• Written instruction:
Copy exactly the lines from the beginning of the data down to and including the line holding "var seriesName = 'SlotRank SG';", without any pictures.

[Rows from a dataset of charts and code]
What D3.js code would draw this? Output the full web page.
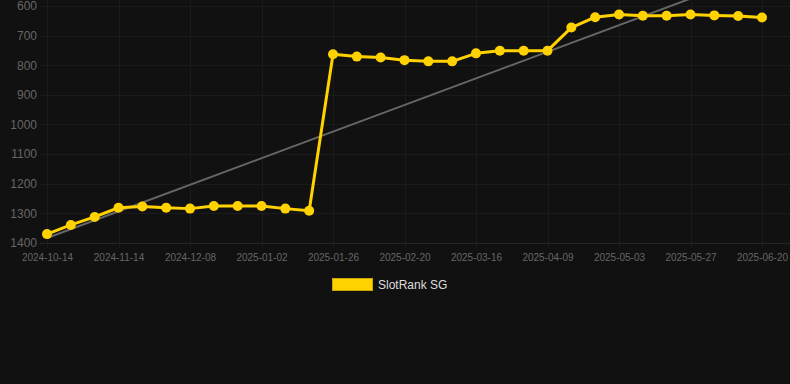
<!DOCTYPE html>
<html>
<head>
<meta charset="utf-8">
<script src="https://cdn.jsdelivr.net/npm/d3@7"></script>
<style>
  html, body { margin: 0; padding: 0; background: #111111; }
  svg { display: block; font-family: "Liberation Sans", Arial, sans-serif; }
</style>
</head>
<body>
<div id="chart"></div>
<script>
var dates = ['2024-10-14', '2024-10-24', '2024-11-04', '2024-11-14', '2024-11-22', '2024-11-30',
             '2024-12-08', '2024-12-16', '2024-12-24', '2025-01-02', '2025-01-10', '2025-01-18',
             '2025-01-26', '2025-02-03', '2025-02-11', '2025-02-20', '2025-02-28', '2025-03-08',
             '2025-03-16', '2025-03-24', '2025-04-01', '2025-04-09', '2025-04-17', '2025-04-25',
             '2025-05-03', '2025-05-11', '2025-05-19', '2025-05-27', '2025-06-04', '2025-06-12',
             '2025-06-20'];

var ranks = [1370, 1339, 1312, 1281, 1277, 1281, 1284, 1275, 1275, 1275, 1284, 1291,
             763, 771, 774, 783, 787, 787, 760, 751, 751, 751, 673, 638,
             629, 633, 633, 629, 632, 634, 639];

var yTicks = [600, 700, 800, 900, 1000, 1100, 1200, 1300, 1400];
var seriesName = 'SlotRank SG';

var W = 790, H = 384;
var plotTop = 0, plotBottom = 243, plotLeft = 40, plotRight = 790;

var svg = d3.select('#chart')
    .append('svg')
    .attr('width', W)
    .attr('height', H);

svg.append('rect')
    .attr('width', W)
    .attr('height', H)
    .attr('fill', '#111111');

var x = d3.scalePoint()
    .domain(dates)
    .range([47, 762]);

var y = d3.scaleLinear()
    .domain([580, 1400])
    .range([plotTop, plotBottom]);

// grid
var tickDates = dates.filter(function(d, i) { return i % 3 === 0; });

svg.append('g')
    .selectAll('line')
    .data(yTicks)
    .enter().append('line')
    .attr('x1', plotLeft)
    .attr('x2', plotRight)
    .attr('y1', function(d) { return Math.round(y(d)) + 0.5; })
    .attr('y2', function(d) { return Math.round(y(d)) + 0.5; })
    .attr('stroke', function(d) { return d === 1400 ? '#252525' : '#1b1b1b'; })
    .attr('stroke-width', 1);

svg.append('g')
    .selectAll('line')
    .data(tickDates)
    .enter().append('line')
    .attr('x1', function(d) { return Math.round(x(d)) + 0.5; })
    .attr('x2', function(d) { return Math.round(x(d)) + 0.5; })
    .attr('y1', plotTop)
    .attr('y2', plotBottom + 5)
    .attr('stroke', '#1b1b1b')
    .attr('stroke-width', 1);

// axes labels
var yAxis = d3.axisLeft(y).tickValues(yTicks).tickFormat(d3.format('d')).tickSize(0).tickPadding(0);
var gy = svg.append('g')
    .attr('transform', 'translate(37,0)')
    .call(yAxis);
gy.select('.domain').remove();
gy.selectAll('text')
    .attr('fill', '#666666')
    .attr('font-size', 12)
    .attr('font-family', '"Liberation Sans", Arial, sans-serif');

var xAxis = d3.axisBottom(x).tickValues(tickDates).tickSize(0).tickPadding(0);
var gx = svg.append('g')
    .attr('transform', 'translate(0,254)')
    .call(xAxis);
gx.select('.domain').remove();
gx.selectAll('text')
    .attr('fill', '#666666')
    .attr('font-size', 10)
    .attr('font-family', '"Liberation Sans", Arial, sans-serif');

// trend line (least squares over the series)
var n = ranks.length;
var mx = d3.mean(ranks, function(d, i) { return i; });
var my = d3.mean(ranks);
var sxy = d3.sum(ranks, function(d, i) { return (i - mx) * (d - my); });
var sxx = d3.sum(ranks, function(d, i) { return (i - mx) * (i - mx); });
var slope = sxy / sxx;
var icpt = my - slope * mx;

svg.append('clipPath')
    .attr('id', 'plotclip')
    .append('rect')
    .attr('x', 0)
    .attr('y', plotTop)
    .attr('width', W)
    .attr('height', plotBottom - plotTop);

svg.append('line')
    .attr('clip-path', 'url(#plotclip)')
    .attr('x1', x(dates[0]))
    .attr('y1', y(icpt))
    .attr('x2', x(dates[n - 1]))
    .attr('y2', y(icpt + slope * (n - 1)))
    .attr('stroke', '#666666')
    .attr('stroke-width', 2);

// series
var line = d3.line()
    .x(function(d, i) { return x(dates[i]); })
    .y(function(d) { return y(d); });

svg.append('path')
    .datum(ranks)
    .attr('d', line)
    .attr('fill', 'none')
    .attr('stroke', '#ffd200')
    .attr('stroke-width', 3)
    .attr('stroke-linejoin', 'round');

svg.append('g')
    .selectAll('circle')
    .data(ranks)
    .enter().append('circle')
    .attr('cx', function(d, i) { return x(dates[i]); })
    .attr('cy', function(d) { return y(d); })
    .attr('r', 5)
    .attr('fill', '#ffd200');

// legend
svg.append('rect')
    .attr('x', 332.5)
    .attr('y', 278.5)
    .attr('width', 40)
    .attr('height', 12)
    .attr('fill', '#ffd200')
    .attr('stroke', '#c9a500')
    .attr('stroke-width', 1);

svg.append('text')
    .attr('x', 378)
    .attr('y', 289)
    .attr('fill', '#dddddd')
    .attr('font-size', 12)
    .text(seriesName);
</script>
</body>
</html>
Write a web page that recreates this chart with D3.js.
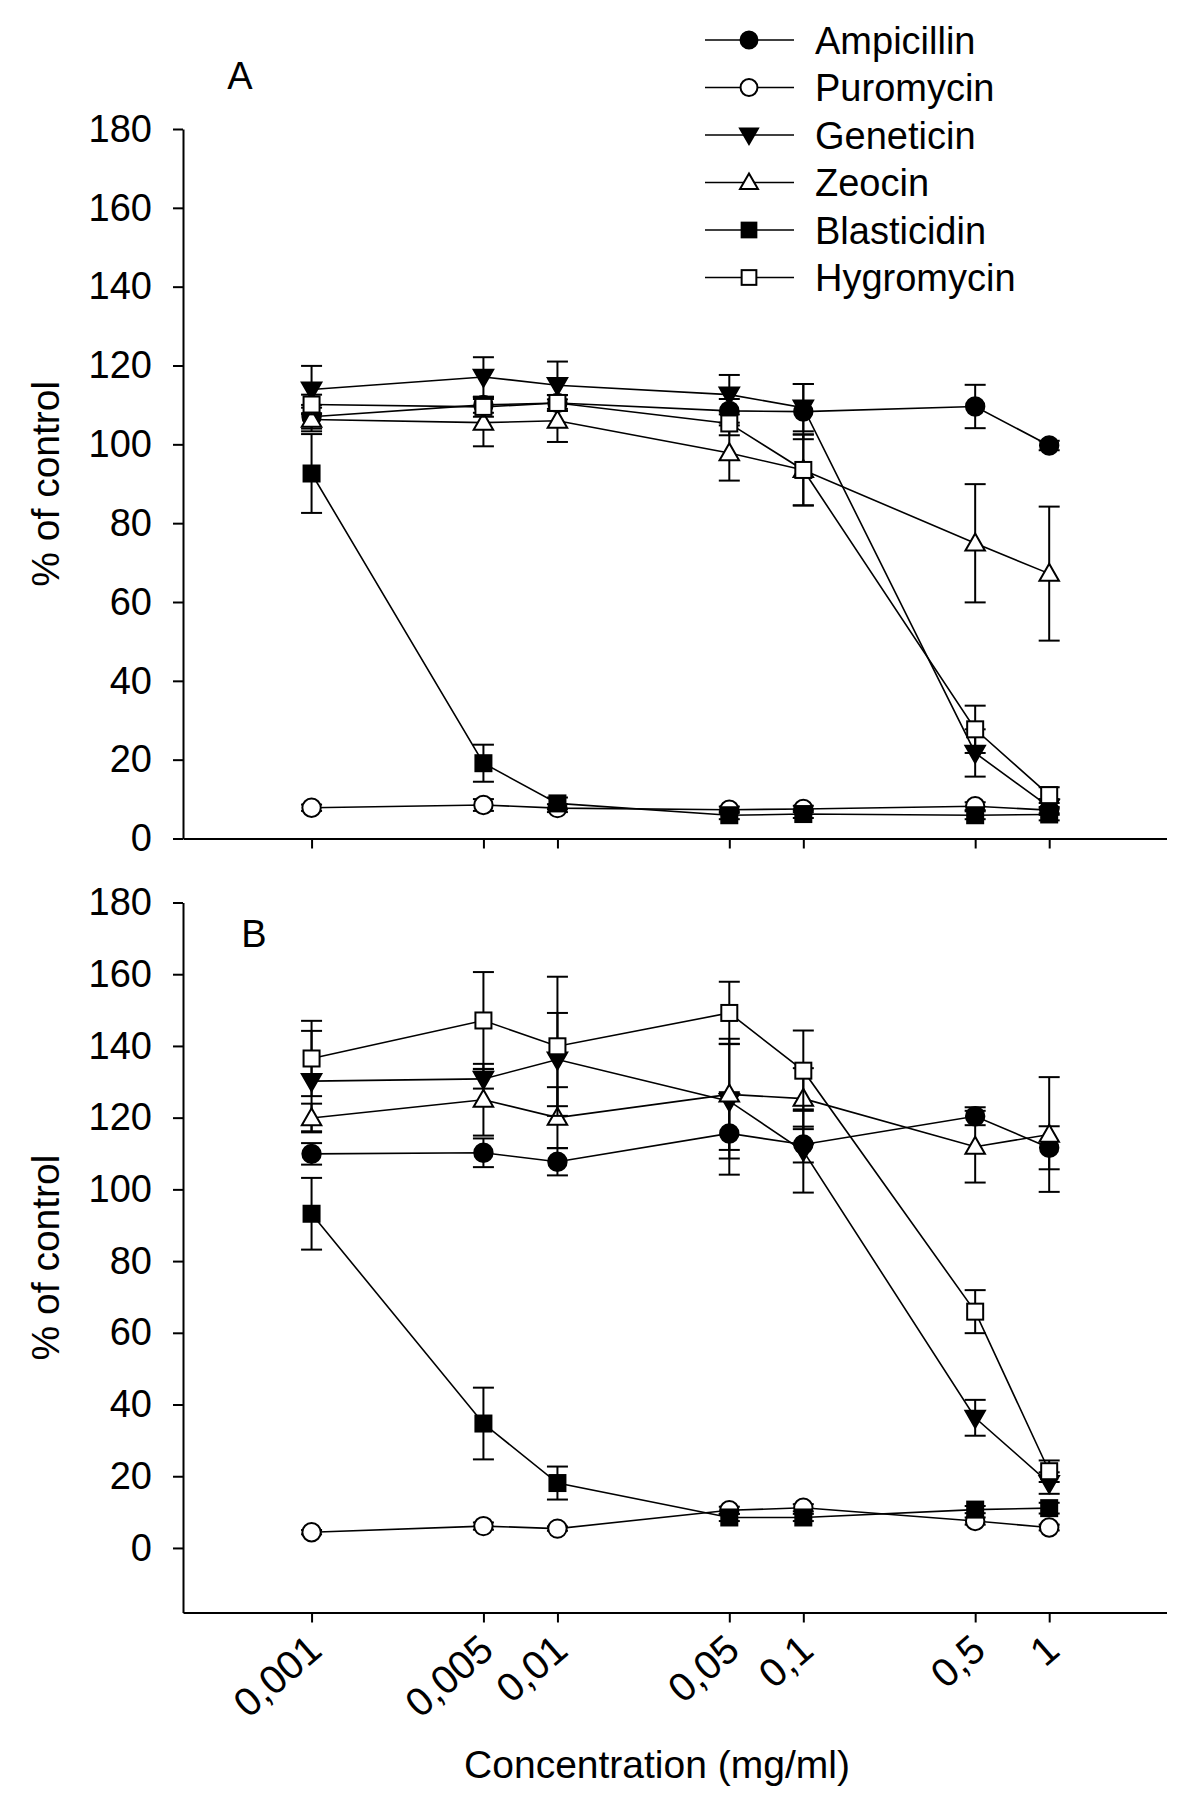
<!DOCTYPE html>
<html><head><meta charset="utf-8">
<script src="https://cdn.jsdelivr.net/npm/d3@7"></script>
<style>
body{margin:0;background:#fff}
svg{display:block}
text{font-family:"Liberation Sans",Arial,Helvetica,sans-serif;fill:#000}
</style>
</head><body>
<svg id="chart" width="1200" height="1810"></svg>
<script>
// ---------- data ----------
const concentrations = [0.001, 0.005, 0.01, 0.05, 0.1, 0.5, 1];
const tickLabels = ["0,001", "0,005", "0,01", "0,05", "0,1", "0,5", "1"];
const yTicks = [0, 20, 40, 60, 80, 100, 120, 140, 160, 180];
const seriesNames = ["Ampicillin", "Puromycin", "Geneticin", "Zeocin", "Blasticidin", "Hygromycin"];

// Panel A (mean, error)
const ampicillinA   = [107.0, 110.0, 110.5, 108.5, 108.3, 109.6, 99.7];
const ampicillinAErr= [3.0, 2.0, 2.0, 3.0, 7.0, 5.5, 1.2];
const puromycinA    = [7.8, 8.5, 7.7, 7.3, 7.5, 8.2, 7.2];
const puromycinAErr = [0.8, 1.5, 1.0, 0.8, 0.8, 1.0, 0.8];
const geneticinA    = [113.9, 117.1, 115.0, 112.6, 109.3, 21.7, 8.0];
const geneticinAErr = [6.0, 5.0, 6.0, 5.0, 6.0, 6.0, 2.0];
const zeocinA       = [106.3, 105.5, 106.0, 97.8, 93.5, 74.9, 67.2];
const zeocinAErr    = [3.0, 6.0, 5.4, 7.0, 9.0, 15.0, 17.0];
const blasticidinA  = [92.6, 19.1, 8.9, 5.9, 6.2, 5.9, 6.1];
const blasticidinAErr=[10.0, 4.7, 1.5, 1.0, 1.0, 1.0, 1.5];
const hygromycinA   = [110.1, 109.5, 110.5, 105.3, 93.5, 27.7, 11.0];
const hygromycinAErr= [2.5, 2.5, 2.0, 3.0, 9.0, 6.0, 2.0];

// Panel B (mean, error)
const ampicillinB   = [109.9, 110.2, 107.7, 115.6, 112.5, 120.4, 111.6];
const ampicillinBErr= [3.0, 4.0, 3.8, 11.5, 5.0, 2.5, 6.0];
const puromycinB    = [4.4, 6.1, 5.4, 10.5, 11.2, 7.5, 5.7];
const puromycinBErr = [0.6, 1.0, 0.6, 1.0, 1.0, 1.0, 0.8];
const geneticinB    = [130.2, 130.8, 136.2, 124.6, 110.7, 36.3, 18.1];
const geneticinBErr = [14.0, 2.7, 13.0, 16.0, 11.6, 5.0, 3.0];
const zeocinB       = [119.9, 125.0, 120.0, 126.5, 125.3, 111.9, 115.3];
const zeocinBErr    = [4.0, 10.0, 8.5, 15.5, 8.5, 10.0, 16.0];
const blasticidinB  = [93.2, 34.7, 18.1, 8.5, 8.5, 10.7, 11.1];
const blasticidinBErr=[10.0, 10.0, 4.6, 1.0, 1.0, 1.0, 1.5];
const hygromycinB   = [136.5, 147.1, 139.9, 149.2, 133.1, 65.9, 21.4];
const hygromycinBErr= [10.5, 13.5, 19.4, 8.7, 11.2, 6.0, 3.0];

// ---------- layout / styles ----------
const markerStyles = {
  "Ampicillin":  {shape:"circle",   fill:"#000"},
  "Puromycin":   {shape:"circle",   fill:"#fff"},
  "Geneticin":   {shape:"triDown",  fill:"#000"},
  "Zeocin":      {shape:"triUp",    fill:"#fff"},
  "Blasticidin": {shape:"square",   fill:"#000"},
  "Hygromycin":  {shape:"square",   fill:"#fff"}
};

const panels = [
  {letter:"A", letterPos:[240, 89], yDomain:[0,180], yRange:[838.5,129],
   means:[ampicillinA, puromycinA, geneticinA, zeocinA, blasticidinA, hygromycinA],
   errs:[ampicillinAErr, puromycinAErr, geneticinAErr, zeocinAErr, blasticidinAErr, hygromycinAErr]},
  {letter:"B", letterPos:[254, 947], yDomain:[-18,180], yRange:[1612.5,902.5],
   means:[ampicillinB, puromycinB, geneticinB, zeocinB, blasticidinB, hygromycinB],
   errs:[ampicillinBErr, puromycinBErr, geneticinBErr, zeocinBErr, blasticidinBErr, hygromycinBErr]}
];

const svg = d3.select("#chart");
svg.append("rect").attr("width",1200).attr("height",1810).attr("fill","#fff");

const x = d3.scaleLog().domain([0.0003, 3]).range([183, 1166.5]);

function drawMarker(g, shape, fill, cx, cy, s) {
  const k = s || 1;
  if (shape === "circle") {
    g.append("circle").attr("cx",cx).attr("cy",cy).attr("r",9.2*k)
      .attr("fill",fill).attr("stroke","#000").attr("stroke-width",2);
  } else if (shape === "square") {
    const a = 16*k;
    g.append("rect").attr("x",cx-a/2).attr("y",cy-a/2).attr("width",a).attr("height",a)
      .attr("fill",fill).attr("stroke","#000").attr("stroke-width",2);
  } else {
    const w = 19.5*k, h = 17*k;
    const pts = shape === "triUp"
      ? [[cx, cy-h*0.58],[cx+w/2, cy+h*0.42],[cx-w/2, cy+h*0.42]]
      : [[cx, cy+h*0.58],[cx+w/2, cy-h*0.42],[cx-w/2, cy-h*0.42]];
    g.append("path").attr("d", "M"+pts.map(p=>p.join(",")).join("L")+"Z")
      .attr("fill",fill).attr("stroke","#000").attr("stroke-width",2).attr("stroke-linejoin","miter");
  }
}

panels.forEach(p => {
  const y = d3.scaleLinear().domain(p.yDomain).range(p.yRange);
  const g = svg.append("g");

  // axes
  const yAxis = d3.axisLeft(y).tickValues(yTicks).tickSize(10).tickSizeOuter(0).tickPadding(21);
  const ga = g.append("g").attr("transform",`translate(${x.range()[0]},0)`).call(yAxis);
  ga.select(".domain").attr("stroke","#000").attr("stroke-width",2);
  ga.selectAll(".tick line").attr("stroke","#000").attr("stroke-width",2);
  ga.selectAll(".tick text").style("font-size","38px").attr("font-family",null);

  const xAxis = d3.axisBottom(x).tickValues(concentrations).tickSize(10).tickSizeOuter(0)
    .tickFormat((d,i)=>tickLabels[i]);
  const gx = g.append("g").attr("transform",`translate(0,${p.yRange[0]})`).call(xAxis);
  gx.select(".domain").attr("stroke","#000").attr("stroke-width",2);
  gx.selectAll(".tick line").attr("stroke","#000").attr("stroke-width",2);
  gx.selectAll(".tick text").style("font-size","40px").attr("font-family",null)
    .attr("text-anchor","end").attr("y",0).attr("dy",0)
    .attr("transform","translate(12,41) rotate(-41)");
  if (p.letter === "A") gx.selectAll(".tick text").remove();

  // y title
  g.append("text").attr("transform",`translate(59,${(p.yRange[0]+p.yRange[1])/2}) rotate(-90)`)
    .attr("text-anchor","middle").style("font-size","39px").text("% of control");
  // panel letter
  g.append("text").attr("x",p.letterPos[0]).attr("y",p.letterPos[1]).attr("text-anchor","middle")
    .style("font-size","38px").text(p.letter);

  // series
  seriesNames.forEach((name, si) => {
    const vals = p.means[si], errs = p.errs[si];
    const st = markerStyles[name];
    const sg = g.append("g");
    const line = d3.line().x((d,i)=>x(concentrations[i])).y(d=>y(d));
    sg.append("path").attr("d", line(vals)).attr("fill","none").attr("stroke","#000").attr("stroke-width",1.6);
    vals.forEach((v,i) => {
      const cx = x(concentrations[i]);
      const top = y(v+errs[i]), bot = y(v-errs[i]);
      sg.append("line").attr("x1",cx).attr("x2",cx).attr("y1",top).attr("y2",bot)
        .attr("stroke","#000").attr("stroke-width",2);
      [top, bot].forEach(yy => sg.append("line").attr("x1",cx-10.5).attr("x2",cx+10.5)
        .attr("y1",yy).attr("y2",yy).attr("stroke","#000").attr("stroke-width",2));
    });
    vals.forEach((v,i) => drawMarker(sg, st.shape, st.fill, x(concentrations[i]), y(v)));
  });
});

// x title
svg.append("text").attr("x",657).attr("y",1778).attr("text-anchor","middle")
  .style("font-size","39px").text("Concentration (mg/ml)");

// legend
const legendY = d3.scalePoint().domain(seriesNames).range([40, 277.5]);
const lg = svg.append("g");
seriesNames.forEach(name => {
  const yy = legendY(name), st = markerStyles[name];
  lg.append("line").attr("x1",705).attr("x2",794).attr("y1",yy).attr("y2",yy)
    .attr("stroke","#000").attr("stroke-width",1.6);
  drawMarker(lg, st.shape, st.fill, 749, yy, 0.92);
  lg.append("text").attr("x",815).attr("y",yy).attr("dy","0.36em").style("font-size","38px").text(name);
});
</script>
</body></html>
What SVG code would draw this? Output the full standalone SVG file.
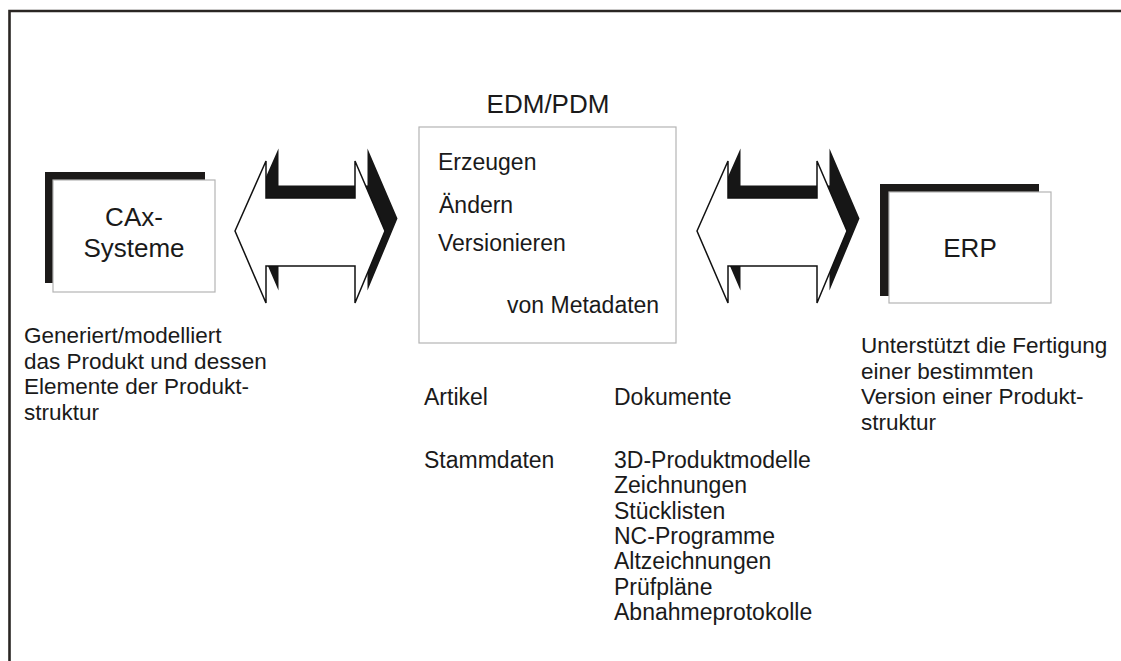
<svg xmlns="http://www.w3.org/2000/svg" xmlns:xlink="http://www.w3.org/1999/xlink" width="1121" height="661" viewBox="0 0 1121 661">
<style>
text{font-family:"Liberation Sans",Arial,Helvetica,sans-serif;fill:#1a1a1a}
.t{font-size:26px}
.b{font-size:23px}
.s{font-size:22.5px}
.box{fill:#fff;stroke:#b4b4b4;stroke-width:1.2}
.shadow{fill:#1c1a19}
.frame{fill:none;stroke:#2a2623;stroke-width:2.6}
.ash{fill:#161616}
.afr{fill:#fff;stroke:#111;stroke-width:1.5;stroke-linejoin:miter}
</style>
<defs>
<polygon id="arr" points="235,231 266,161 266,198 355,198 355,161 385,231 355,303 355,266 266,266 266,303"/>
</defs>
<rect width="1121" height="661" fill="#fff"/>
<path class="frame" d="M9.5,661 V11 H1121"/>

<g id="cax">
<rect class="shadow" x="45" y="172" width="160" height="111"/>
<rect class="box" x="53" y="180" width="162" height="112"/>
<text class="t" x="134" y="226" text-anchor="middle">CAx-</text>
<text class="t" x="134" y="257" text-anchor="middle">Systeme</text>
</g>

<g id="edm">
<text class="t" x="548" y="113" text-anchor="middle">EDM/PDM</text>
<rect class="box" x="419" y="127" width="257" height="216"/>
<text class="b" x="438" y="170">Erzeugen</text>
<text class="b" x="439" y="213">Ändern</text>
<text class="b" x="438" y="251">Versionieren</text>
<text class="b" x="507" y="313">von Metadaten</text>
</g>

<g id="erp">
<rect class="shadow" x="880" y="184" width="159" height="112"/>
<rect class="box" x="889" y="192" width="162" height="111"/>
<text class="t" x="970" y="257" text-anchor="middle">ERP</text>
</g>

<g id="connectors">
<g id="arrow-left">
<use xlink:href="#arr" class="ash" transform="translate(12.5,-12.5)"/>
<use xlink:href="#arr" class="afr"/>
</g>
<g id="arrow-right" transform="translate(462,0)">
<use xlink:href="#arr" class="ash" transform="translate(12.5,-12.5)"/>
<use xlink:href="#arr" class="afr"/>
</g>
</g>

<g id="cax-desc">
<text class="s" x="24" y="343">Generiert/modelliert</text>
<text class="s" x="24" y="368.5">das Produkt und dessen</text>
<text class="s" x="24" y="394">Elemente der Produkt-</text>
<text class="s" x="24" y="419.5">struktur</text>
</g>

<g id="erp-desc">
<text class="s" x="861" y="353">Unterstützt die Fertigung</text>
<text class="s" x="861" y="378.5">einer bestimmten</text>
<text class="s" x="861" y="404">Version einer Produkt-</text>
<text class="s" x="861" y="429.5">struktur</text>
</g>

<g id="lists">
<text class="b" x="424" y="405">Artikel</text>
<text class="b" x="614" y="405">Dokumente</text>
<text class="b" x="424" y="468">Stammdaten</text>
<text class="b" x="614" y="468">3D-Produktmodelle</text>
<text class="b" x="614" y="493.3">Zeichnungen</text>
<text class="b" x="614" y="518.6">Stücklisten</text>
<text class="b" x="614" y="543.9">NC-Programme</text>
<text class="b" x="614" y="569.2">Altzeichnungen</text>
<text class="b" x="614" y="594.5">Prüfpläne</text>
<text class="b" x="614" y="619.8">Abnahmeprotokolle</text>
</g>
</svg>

• Output:
What D3.js code would draw this? Output the full web page.
<!DOCTYPE html>
<html>
<head>
<meta charset="utf-8">
<script src="https://cdn.jsdelivr.net/npm/d3@7"></script>
<style>
  html, body { margin: 0; padding: 0; background: #111111; }
  svg { display: block; font-family: "Liberation Sans", Arial, sans-serif; }
</style>
</head>
<body>
<div id="chart"></div>
<script>
var dates = ['2024-10-14', '2024-10-24', '2024-11-04', '2024-11-14', '2024-11-22', '2024-11-30',
             '2024-12-08', '2024-12-16', '2024-12-24', '2025-01-02', '2025-01-10', '2025-01-18',
             '2025-01-26', '2025-02-03', '2025-02-11', '2025-02-20', '2025-02-28', '2025-03-08',
             '2025-03-16', '2025-03-24', '2025-04-01', '2025-04-09', '2025-04-17', '2025-04-25',
             '2025-05-03', '2025-05-11', '2025-05-19', '2025-05-27', '2025-06-04', '2025-06-12',
             '2025-06-20'];

var ranks = [1370, 1339, 1312, 1281, 1277, 1281, 1284, 1275, 1275, 1275, 1284, 1291,
             763, 771, 774, 783, 787, 787, 760, 751, 751, 751, 673, 638,
             629, 633, 633, 629, 632, 634, 639];

var yTicks = [600, 700, 800, 900, 1000, 1100, 1200, 1300, 1400];
var seriesName = 'SlotRank SG';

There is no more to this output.